> _WHAT IS BEING ASKED_
Starting at the first line of the entries, extract each line up to and including the one that contains "bar_cpz_cloz_sem = [7, 8, 10]", but leave out the pictures.

> _EXCERPTED DATA_
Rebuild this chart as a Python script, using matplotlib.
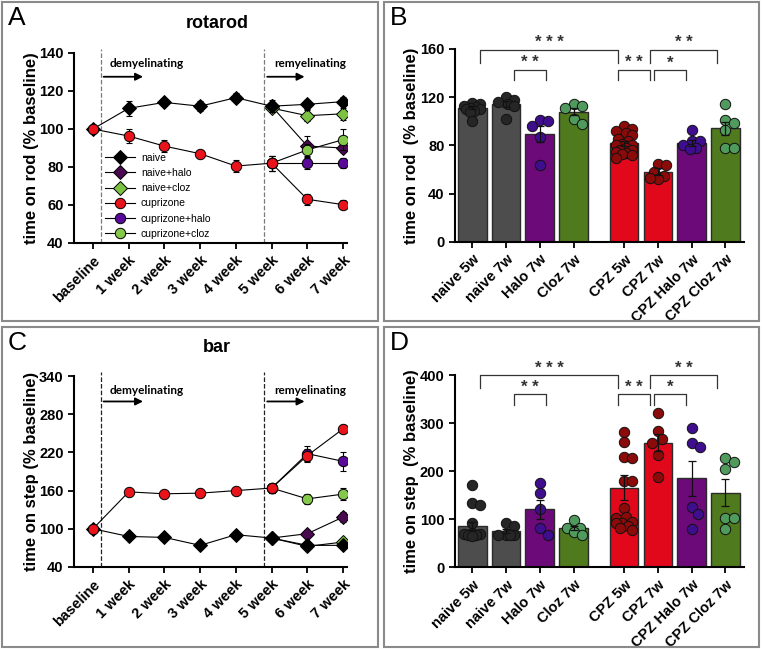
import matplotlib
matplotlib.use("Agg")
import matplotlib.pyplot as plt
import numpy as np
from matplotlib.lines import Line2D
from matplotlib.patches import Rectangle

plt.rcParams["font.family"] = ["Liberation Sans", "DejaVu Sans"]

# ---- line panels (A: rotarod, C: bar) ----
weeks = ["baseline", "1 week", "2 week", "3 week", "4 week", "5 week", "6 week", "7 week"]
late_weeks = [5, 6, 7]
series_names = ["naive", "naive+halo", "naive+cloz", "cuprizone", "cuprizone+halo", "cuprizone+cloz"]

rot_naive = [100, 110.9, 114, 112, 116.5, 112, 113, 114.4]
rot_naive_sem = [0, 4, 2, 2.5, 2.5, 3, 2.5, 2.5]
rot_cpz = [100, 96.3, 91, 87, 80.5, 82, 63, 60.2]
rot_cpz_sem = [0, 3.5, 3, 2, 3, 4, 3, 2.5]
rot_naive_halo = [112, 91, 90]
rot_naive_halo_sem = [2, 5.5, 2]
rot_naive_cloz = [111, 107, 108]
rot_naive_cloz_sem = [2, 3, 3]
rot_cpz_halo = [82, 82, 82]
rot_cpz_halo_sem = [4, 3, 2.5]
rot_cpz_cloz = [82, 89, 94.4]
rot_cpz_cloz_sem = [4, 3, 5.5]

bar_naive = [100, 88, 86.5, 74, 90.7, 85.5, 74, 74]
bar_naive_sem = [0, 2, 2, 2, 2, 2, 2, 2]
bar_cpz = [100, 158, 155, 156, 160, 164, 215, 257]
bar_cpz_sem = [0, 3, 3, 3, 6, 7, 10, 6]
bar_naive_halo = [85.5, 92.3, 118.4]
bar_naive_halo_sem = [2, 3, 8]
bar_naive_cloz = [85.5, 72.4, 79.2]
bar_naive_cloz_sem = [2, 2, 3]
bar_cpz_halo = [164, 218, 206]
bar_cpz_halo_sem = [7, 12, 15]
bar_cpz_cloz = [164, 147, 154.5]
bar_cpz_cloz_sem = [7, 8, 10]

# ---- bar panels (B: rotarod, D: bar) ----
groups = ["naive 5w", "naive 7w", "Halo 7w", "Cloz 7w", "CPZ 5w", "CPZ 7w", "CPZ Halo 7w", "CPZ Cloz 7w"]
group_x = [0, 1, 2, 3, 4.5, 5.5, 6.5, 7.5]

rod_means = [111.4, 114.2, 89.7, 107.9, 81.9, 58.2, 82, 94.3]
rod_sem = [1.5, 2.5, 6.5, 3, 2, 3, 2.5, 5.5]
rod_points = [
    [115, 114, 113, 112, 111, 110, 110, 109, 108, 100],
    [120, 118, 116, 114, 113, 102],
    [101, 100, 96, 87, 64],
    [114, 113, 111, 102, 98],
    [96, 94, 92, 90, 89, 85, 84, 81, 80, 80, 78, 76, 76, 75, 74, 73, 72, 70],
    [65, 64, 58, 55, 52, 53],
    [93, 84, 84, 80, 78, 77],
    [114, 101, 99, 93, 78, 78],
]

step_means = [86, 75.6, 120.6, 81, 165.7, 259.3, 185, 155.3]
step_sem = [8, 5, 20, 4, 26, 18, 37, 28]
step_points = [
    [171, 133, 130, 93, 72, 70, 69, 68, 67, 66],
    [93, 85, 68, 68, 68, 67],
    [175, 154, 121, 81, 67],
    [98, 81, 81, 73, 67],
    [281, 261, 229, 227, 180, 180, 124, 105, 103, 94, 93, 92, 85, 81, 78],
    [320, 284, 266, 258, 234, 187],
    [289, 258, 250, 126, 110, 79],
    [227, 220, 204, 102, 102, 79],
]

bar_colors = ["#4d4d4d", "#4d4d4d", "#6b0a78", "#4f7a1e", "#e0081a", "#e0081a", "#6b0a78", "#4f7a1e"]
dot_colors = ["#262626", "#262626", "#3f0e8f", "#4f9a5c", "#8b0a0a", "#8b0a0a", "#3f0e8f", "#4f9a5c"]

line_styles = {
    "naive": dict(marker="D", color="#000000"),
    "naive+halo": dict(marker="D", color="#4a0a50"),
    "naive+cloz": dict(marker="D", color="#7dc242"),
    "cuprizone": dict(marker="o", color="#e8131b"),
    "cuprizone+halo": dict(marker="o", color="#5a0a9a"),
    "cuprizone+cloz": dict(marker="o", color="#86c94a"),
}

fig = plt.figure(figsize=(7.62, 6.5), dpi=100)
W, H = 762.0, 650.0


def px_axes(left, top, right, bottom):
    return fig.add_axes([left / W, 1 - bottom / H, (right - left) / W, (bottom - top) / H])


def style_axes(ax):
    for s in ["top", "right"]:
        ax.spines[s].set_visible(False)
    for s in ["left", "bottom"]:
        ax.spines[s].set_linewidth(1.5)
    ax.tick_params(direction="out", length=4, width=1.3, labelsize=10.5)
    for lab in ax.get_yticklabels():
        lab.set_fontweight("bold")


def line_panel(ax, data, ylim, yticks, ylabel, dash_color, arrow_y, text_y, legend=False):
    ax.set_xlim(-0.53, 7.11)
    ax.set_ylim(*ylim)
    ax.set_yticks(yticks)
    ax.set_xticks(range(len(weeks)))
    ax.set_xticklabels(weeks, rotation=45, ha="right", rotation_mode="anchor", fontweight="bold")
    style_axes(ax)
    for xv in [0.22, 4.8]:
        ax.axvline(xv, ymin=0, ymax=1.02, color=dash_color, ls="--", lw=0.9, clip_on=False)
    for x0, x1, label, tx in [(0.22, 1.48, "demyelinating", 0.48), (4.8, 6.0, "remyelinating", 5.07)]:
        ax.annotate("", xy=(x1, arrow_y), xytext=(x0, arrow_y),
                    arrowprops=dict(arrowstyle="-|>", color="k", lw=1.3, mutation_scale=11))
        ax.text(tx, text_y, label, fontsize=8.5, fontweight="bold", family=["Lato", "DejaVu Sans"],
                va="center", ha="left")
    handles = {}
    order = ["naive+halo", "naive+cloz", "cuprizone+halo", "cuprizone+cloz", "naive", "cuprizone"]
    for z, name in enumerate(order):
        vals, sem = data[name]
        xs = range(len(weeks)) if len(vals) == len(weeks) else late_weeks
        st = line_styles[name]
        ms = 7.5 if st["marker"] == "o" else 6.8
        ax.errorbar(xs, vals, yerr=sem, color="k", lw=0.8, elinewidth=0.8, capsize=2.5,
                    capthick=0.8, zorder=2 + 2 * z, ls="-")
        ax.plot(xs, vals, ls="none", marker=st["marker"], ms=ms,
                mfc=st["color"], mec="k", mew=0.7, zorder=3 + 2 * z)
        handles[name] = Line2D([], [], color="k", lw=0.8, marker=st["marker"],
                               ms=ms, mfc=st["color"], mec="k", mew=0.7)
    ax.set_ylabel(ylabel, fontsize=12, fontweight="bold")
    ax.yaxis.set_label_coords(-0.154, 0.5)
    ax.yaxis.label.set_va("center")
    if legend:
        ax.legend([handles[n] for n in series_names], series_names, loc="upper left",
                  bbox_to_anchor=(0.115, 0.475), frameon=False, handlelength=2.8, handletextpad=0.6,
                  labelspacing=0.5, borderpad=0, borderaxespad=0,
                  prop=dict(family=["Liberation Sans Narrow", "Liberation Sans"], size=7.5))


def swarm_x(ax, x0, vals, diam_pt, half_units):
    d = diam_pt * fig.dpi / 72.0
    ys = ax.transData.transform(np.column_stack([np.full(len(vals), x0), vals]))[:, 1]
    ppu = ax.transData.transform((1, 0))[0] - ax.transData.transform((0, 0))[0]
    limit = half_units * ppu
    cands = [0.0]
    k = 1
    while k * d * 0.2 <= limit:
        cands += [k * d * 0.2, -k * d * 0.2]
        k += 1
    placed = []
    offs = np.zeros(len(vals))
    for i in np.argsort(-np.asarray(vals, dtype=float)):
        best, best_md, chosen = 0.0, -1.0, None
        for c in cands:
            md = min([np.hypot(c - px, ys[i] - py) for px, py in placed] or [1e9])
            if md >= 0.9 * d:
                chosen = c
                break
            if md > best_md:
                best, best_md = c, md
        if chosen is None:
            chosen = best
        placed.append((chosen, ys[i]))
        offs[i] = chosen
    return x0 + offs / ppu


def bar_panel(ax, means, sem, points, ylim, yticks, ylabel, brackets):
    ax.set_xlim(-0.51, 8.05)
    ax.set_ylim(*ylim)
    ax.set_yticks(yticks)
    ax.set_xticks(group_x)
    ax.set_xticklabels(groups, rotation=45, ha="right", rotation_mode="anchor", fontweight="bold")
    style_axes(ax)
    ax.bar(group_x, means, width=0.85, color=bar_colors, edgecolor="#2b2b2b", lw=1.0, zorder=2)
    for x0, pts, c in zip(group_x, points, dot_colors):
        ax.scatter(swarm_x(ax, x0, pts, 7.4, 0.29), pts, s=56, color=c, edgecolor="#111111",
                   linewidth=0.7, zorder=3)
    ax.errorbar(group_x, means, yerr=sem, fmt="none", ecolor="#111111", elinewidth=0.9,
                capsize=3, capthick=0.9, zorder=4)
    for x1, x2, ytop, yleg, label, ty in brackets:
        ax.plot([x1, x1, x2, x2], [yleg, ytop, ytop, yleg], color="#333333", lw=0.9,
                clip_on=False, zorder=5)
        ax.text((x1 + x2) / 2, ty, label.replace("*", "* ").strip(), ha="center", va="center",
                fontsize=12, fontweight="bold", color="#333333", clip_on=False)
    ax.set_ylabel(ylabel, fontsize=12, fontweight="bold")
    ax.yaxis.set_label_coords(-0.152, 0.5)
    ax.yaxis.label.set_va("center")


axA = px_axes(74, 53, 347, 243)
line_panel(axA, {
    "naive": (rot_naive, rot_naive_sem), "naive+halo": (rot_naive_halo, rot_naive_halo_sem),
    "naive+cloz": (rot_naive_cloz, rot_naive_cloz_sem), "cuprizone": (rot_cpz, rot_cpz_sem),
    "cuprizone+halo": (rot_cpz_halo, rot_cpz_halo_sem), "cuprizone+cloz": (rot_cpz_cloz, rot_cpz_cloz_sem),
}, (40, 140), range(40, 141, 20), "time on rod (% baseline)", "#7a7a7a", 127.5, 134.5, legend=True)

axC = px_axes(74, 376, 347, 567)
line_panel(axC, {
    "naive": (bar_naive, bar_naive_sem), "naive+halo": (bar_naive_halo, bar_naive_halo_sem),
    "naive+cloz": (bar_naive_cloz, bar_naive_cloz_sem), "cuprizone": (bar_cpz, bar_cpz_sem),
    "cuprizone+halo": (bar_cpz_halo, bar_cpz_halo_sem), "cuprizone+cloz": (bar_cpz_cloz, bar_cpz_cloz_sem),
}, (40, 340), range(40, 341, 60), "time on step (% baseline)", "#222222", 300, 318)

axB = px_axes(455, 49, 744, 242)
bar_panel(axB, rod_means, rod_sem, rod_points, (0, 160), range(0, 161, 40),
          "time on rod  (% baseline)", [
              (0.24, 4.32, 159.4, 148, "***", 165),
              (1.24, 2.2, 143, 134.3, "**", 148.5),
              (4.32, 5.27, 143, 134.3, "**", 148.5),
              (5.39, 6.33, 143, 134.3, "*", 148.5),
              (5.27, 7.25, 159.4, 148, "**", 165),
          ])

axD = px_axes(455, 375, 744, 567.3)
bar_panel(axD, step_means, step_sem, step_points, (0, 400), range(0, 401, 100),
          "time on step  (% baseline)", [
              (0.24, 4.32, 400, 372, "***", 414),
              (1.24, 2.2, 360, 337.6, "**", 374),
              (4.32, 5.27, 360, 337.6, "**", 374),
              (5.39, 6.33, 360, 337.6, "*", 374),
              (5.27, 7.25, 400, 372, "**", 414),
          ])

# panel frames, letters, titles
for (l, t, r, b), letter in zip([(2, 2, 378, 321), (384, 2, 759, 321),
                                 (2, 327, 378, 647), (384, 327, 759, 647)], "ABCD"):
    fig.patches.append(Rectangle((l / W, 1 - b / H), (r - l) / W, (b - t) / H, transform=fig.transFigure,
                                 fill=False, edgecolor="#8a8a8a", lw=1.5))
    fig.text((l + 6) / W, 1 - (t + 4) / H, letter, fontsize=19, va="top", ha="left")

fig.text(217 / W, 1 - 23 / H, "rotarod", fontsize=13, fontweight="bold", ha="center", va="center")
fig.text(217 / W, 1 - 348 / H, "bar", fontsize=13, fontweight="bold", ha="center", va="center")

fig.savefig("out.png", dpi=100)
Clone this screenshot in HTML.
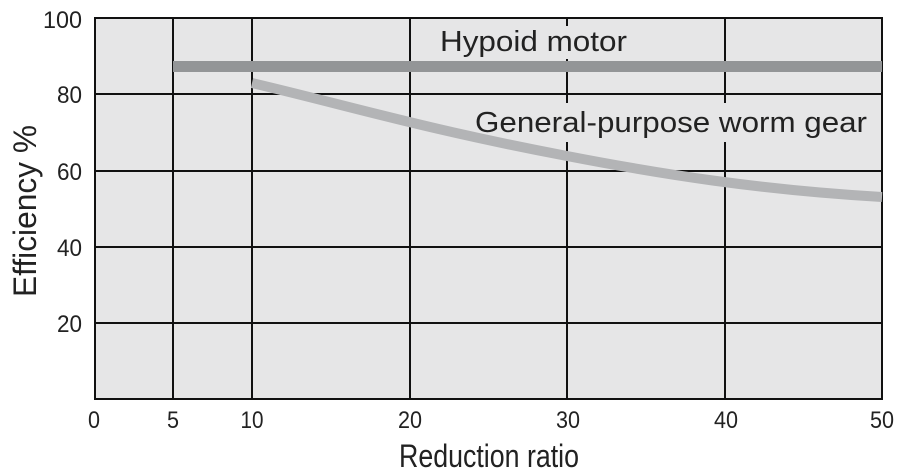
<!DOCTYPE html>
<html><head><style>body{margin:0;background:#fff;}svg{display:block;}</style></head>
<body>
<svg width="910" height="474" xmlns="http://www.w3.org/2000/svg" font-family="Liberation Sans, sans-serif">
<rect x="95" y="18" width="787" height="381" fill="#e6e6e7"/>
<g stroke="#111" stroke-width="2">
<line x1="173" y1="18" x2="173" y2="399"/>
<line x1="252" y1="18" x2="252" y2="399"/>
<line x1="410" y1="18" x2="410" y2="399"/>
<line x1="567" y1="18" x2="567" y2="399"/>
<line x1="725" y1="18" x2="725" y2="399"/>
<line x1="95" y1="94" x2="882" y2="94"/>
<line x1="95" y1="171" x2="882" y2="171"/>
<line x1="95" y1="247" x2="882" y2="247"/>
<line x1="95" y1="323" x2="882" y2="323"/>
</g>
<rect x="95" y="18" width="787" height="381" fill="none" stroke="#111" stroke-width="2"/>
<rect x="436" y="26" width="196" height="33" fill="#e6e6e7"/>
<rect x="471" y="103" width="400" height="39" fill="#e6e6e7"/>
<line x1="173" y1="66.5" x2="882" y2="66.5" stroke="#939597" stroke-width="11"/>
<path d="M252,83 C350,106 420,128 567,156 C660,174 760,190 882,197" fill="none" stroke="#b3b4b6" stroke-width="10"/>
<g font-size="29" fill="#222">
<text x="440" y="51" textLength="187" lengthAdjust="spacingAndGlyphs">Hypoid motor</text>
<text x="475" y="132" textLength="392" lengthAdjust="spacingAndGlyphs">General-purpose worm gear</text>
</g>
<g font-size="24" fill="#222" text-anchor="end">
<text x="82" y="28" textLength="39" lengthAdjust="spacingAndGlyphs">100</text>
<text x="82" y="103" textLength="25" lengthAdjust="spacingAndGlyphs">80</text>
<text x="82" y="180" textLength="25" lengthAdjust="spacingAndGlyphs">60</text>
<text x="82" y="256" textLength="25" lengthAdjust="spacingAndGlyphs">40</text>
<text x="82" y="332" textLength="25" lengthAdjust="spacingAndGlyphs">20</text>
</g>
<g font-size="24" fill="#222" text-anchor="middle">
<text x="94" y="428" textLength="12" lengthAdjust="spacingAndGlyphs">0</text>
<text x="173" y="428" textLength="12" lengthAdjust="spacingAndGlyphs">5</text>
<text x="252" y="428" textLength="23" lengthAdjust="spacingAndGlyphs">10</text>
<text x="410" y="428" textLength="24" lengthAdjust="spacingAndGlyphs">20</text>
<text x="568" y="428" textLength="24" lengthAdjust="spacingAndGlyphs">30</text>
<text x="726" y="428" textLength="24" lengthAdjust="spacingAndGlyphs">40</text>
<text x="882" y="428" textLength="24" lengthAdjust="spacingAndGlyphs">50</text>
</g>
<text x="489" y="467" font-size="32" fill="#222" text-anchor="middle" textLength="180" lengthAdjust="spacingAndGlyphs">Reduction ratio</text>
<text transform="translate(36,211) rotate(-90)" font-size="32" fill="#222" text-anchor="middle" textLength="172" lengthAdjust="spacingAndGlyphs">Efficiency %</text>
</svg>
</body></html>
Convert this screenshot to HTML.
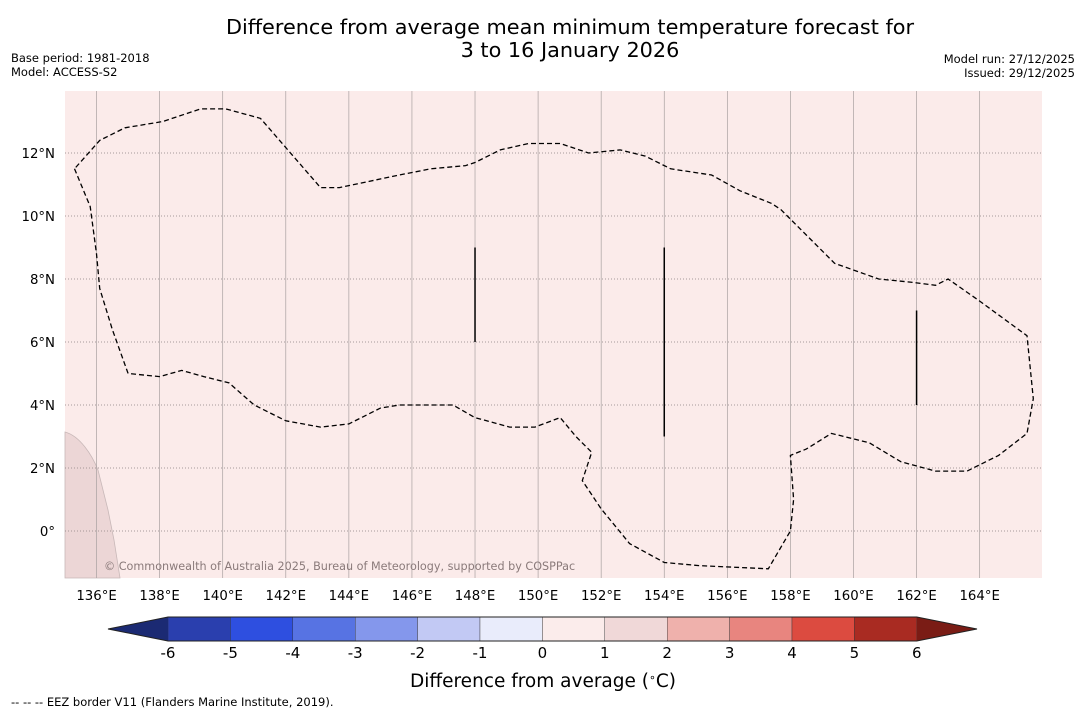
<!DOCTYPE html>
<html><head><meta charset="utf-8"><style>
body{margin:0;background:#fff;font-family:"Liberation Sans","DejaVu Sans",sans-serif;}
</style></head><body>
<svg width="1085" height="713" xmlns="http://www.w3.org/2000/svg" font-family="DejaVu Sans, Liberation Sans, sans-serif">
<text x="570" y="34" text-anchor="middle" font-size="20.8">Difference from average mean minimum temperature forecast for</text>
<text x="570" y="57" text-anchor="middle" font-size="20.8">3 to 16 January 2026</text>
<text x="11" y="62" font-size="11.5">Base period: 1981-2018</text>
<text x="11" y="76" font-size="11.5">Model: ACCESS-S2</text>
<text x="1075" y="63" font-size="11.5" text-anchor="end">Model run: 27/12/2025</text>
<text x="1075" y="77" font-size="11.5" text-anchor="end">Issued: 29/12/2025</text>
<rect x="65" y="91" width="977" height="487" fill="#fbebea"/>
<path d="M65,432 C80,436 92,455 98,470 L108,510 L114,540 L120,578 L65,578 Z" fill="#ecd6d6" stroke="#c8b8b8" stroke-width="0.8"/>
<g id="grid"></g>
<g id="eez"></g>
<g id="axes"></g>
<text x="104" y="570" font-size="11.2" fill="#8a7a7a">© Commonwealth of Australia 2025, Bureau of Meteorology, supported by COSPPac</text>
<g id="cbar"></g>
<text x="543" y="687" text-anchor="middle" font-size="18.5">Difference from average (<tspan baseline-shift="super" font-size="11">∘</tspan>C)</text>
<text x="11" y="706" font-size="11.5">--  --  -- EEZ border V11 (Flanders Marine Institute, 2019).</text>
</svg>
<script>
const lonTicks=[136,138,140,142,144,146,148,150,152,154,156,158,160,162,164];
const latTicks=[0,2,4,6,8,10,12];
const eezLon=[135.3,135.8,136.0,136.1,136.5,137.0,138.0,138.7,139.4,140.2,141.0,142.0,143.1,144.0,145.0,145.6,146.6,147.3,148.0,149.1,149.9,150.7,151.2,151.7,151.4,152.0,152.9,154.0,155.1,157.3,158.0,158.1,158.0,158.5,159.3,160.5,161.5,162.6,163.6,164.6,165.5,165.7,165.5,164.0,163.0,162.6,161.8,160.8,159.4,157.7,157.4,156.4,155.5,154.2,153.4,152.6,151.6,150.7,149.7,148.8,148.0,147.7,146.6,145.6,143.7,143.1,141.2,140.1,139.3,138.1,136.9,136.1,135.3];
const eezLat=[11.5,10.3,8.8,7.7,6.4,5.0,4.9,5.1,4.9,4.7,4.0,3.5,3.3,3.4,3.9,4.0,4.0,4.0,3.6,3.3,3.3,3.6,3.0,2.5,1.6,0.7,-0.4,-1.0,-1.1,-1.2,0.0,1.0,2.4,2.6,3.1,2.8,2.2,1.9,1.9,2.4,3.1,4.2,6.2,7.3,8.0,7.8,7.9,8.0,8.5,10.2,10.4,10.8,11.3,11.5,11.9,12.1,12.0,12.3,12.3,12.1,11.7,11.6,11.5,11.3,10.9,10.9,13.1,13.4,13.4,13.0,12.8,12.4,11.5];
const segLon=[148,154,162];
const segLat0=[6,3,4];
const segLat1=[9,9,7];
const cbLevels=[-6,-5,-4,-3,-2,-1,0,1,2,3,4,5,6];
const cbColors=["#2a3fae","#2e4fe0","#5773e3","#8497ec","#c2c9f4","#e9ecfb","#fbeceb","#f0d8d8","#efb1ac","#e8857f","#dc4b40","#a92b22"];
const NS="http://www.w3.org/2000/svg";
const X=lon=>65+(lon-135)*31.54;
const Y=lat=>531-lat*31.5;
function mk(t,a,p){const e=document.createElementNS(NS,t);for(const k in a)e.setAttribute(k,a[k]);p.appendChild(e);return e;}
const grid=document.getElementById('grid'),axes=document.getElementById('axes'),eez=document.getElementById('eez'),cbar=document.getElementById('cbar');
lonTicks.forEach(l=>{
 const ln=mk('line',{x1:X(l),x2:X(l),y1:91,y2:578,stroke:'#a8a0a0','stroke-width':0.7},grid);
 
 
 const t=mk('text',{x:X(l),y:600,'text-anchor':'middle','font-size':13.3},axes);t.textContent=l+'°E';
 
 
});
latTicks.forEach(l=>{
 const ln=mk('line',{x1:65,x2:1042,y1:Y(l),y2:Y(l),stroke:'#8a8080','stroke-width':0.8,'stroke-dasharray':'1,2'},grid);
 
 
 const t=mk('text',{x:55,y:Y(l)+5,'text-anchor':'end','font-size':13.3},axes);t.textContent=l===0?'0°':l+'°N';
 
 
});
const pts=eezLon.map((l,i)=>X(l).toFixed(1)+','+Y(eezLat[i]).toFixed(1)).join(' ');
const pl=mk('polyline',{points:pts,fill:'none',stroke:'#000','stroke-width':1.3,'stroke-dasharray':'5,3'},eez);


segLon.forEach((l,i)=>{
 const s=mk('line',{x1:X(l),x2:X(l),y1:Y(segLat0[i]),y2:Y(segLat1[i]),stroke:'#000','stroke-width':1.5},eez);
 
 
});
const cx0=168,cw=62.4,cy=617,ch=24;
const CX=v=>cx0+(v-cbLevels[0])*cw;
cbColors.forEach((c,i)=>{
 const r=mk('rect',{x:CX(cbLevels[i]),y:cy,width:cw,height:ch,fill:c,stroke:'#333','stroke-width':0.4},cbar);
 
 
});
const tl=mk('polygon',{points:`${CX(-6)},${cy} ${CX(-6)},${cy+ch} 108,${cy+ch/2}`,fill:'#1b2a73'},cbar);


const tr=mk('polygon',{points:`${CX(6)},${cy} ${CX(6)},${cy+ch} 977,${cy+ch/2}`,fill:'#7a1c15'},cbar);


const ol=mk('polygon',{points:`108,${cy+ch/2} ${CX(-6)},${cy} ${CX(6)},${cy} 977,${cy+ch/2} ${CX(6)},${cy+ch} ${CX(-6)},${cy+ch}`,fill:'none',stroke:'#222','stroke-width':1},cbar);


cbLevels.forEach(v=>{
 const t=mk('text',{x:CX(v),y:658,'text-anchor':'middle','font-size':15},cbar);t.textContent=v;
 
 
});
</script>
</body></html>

> _RESULT FOR THIS TASK_
Rebuild this chart as a Python script, using matplotlib.
import matplotlib
matplotlib.use("Agg")
import matplotlib.pyplot as plt
import numpy as np
from matplotlib.lines import Line2D
from matplotlib.patches import Rectangle

plt.rcParams["font.family"] = ["Liberation Sans", "DejaVu Sans"]

# ---- line panels (A: rotarod, C: bar) ----
weeks = ["baseline", "1 week", "2 week", "3 week", "4 week", "5 week", "6 week", "7 week"]
late_weeks = [5, 6, 7]
series_names = ["naive", "naive+halo", "naive+cloz", "cuprizone", "cuprizone+halo", "cuprizone+cloz"]

rot_naive = [100, 110.9, 114, 112, 116.5, 112, 113, 114.4]
rot_naive_sem = [0, 4, 2, 2.5, 2.5, 3, 2.5, 2.5]
rot_cpz = [100, 96.3, 91, 87, 80.5, 82, 63, 60.2]
rot_cpz_sem = [0, 3.5, 3, 2, 3, 4, 3, 2.5]
rot_naive_halo = [112, 91, 90]
rot_naive_halo_sem = [2, 5.5, 2]
rot_naive_cloz = [111, 107, 108]
rot_naive_cloz_sem = [2, 3, 3]
rot_cpz_halo = [82, 82, 82]
rot_cpz_halo_sem = [4, 3, 2.5]
rot_cpz_cloz = [82, 89, 94.4]
rot_cpz_cloz_sem = [4, 3, 5.5]

bar_naive = [100, 88, 86.5, 74, 90.7, 85.5, 74, 74]
bar_naive_sem = [0, 2, 2, 2, 2, 2, 2, 2]
bar_cpz = [100, 158, 155, 156, 160, 164, 215, 257]
bar_cpz_sem = [0, 3, 3, 3, 6, 7, 10, 6]
bar_naive_halo = [85.5, 92.3, 118.4]
bar_naive_halo_sem = [2, 3, 8]
bar_naive_cloz = [85.5, 72.4, 79.2]
bar_naive_cloz_sem = [2, 2, 3]
bar_cpz_halo = [164, 218, 206]
bar_cpz_halo_sem = [7, 12, 15]
bar_cpz_cloz = [164, 147, 154.5]
bar_cpz_cloz_sem = [7, 8, 10]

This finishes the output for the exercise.